------ Data ------

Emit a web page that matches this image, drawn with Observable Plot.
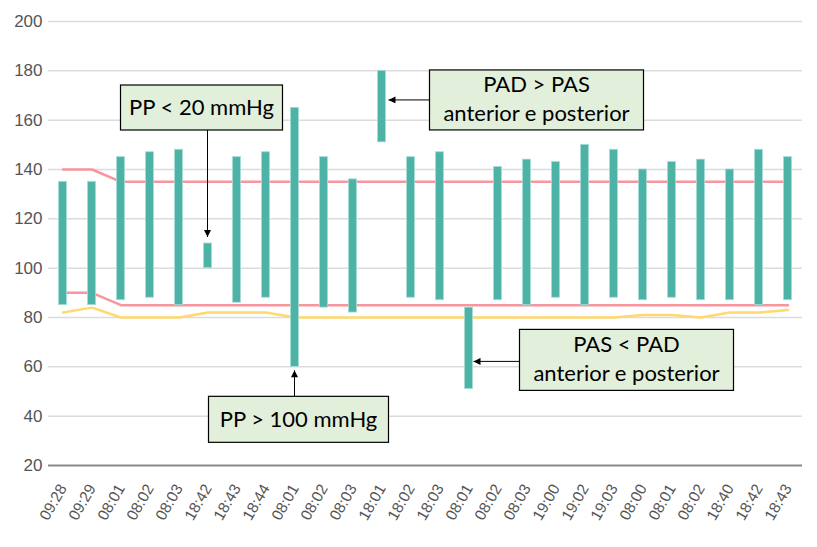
<!DOCTYPE html>
<html><head><meta charset="utf-8">
<script src="https://cdn.jsdelivr.net/npm/d3@7"></script>
<script src="https://cdn.jsdelivr.net/npm/@observablehq/plot@0.6"></script>
<style>
body{margin:0;background:#fff}
#chart{width:817px;height:547px}
</style>
</head><body><div id="chart"></div>
<script>
const times = ["09:28","09:29","08:01","08:02","08:03","18:42","18:43","18:44","08:01","08:02","08:03","18:01","18:02","18:03","08:01","08:02","08:03","19:00","19:02","19:03","08:00","08:01","08:02","18:40","18:42","18:43"];
const systolic  = [135,135,145,147,148,110,145,147,165,145,136,180,145,147,84,141,144,143,150,148,140,143,144,140,148,145];
const diastolic = [85,85,87,88,85,100,86,88,60,84,82,151,88,87,51,87,85,88,85,88,87,88,87,87,85,87];
const upperLimit = [140,140,135,135,135,135,135,135,135,135,135,135,135,135,135,135,135,135,135,135,135,135,135,135,135,135];
const lowerLimit = [90,90,85,85,85,85,85,85,85,85,85,85,85,85,85,85,85,85,85,85,85,85,85,85,85,85];
const meanLine = [82,84,80,80,80,82,82,82,80,80,80,80,80,80,80,80,80,80,80,80,81,81,80,82,82,83];
const yTicks = [20,40,60,80,100,120,140,160,180,200];

const idx = d3.range(times.length);
const rows = idx.map(i => ({i, sys: systolic[i], dia: diastolic[i], up: upperLimit[i], lo: lowerLimit[i], m: meanLine[i]}));

const chart = Plot.plot({
  width: 817, height: 547,
  marginLeft: 48, marginRight: 15, marginTop: 21, marginBottom: 82,
  style: {fontFamily: "Arial, sans-serif", fontSize: "17px", color: "#555", background: "#fff", overflow: "visible"},
  x: {type: "band", domain: idx, padding: 0, tickFormat: i => times[i], tickRotate: -60, tickSize: 0, tickPadding: 20, label: null},
  y: {domain: [20, 200], ticks: yTicks, tickSize: 0, tickPadding: 6, label: null},
  marks: [
    Plot.ruleY(yTicks.filter(d => d > 20), {stroke: "#dcdcdc", strokeWidth: 1.5}),
    Plot.ruleY([20], {stroke: "#8a8a8a", strokeWidth: 2}),
    Plot.line(rows, {x: "i", y: "m", stroke: "#ffd96e", strokeWidth: 2.5}),
    Plot.line(rows, {x: "i", y: "up", stroke: "#f8959f", strokeWidth: 2.5}),
    Plot.line(rows, {x: "i", y: "lo", stroke: "#f8959f", strokeWidth: 2.5}),
    Plot.barY(rows, {x: "i", y1: "dia", y2: "sys", fill: "#4db3a6", stroke: "#a9ddd5", strokeWidth: 0.8, insetLeft: 10.5, insetRight: 10.5})
  ]
});
document.getElementById("chart").appendChild(chart);
d3.select(chart).selectAll('[aria-label^="x-axis"] text').style("font-size", "15.5px");

// annotations anchored to data positions
const xs = chart.scale("x"), ys = chart.scale("y");
const xc = i => xs.apply(i) + xs.bandwidth / 2;
const svg = d3.select(chart);
svg.append("defs").append("marker").attr("id", "ah").attr("viewBox", "0 0 10 10")
  .attr("refX", 10).attr("refY", 5).attr("markerWidth", 8).attr("markerHeight", 7)
  .attr("markerUnits", "userSpaceOnUse").attr("orient", "auto")
  .append("path").attr("d", "M0,0L10,5L0,10z").attr("fill", "#000");
const g = svg.append("g");
function arrow(x1, y1, x2, y2) {
  g.append("line").attr("x1", x1).attr("y1", y1).attr("x2", x2).attr("y2", y2)
    .attr("stroke", "#000").attr("stroke-width", 1).attr("marker-end", "url(#ah)");
}
function box(x1, y1, x2, y2, lines) {
  g.append("rect").attr("x", x1).attr("y", y1).attr("width", x2 - x1).attr("height", y2 - y1)
    .attr("fill", "#e2efda").attr("stroke", "#000").attr("stroke-width", 1.2);
  const cx = (x1 + x2) / 2, cy = (y1 + y2) / 2;
  const offs = lines.length === 1 ? [7.5] : [-7.5, 21];
  lines.forEach((t, k) => g.append("text").attr("x", cx).attr("y", cy + offs[k]).attr("text-anchor", "middle")
    .style("font-family", "Lato, 'Open Sans', sans-serif").style("font-size", "22px").style("fill", "#000").text(t));
}
// PP < 20 mmHg
{ const x = xc(5), y = ys.apply(110);
  box(x - 87, y - 158, x + 75, y - 113, ["PP < 20 mmHg"]); arrow(x, y - 113, x, y - 6); }
// PAD > PAS
{ const x = xc(11), y = ys.apply(168);
  box(x + 48, y - 30, x + 262, y + 30, ["PAD > PAS", "anterior e posterior"]); arrow(x + 48, y, x + 7, y); }
// PP > 100 mmHg
{ const x = xc(8), y = ys.apply(60);
  box(x - 86, y + 30, x + 94, y + 76, ["PP > 100 mmHg"]); arrow(x, y + 30, x, y + 4); }
// PAS < PAD
{ const x = xc(14), y = ys.apply(62);
  box(x + 51, y - 32, x + 265, y + 29, ["PAS < PAD", "anterior e posterior"]); arrow(x + 51, y, x + 5, y); }
</script></body></html>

------

**What the task asks**
Exclude the pictures. Write out the remaining data exactly.

**Answer**
Emit a web page that matches this image, drawn with Observable Plot.
<!DOCTYPE html>
<html><head><meta charset="utf-8">
<script src="https://cdn.jsdelivr.net/npm/d3@7"></script>
<script src="https://cdn.jsdelivr.net/npm/@observablehq/plot@0.6"></script>
<style>
body{margin:0;background:#fff}
#chart{width:817px;height:547px}
</style>
</head><body><div id="chart"></div>
<script>
const times = ["09:28","09:29","08:01","08:02","08:03","18:42","18:43","18:44","08:01","08:02","08:03","18:01","18:02","18:03","08:01","08:02","08:03","19:00","19:02","19:03","08:00","08:01","08:02","18:40","18:42","18:43"];
const systolic  = [135,135,145,147,148,110,145,147,165,145,136,180,145,147,84,141,144,143,150,148,140,143,144,140,148,145];
const diastolic = [85,85,87,88,85,100,86,88,60,84,82,151,88,87,51,87,85,88,85,88,87,88,87,87,85,87];
const upperLimit = [140,140,135,135,135,135,135,135,135,135,135,135,135,135,135,135,135,135,135,135,135,135,135,135,135,135];
const lowerLimit = [90,90,85,85,85,85,85,85,85,85,85,85,85,85,85,85,85,85,85,85,85,85,85,85,85,85];
const meanLine = [82,84,80,80,80,82,82,82,80,80,80,80,80,80,80,80,80,80,80,80,81,81,80,82,82,83];
const yTicks = [20,40,60,80,100,120,140,160,180,200];

const idx = d3.range(times.length);
const rows = idx.map(i => ({i, sys: systolic[i], dia: diastolic[i], up: upperLimit[i], lo: lowerLimit[i], m: meanLine[i]}));

const chart = Plot.plot({
  width: 817, height: 547,
  marginLeft: 48, marginRight: 15, marginTop: 21, marginBottom: 82,
  style: {fontFamily: "Arial, sans-serif", fontSize: "17px", color: "#555", background: "#fff", overflow: "visible"},
  x: {type: "band", domain: idx, padding: 0, tickFormat: i => times[i], tickRotate: -60, tickSize: 0, tickPadding: 20, label: null},
  y: {domain: [20, 200], ticks: yTicks, tickSize: 0, tickPadding: 6, label: null},
  marks: [
    Plot.ruleY(yTicks.filter(d => d > 20), {stroke: "#dcdcdc", strokeWidth: 1.5}),
    Plot.ruleY([20], {stroke: "#8a8a8a", strokeWidth: 2}),
    Plot.line(rows, {x: "i", y: "m", stroke: "#ffd96e", strokeWidth: 2.5}),
    Plot.line(rows, {x: "i", y: "up", stroke: "#f8959f", strokeWidth: 2.5}),
    Plot.line(rows, {x: "i", y: "lo", stroke: "#f8959f", strokeWidth: 2.5}),
    Plot.barY(rows, {x: "i", y1: "dia", y2: "sys", fill: "#4db3a6", stroke: "#a9ddd5", strokeWidth: 0.8, insetLeft: 10.5, insetRight: 10.5})
  ]
});
document.getElementById("chart").appendChild(chart);
d3.select(chart).selectAll('[aria-label^="x-axis"] text').style("font-size", "15.5px");

// annotations anchored to data positions
const xs = chart.scale("x"), ys = chart.scale("y");
const xc = i => xs.apply(i) + xs.bandwidth / 2;
const svg = d3.select(chart);
svg.append("defs").append("marker").attr("id", "ah").attr("viewBox", "0 0 10 10")
  .attr("refX", 10).attr("refY", 5).attr("markerWidth", 8).attr("markerHeight", 7)
  .attr("markerUnits", "userSpaceOnUse").attr("orient", "auto")
  .append("path").attr("d", "M0,0L10,5L0,10z").attr("fill", "#000");
const g = svg.append("g");
function arrow(x1, y1, x2, y2) {
  g.append("line").attr("x1", x1).attr("y1", y1).attr("x2", x2).attr("y2", y2)
    .attr("stroke", "#000").attr("stroke-width", 1).attr("marker-end", "url(#ah)");
}
function box(x1, y1, x2, y2, lines) {
  g.append("rect").attr("x", x1).attr("y", y1).attr("width", x2 - x1).attr("height", y2 - y1)
    .attr("fill", "#e2efda").attr("stroke", "#000").attr("stroke-width", 1.2);
  const cx = (x1 + x2) / 2, cy = (y1 + y2) / 2;
  const offs = lines.length === 1 ? [7.5] : [-7.5, 21];
  lines.forEach((t, k) => g.append("text").attr("x", cx).attr("y", cy + offs[k]).attr("text-anchor", "middle")
    .style("font-family", "Lato, 'Open Sans', sans-serif").style("font-size", "22px").style("fill", "#000").text(t));
}
// PP < 20 mmHg
{ const x = xc(5), y = ys.apply(110);
  box(x - 87, y - 158, x + 75, y - 113, ["PP < 20 mmHg"]); arrow(x, y - 113, x, y - 6); }
// PAD > PAS
{ const x = xc(11), y = ys.apply(168);
  box(x + 48, y - 30, x + 262, y + 30, ["PAD > PAS", "anterior e posterior"]); arrow(x + 48, y, x + 7, y); }
// PP > 100 mmHg
{ const x = xc(8), y = ys.apply(60);
  box(x - 86, y + 30, x + 94, y + 76, ["PP > 100 mmHg"]); arrow(x, y + 30, x, y + 4); }
// PAS < PAD
{ const x = xc(14), y = ys.apply(62);
  box(x + 51, y - 32, x + 265, y + 29, ["PAS < PAD", "anterior e posterior"]); arrow(x + 51, y, x + 5, y); }
</script></body></html>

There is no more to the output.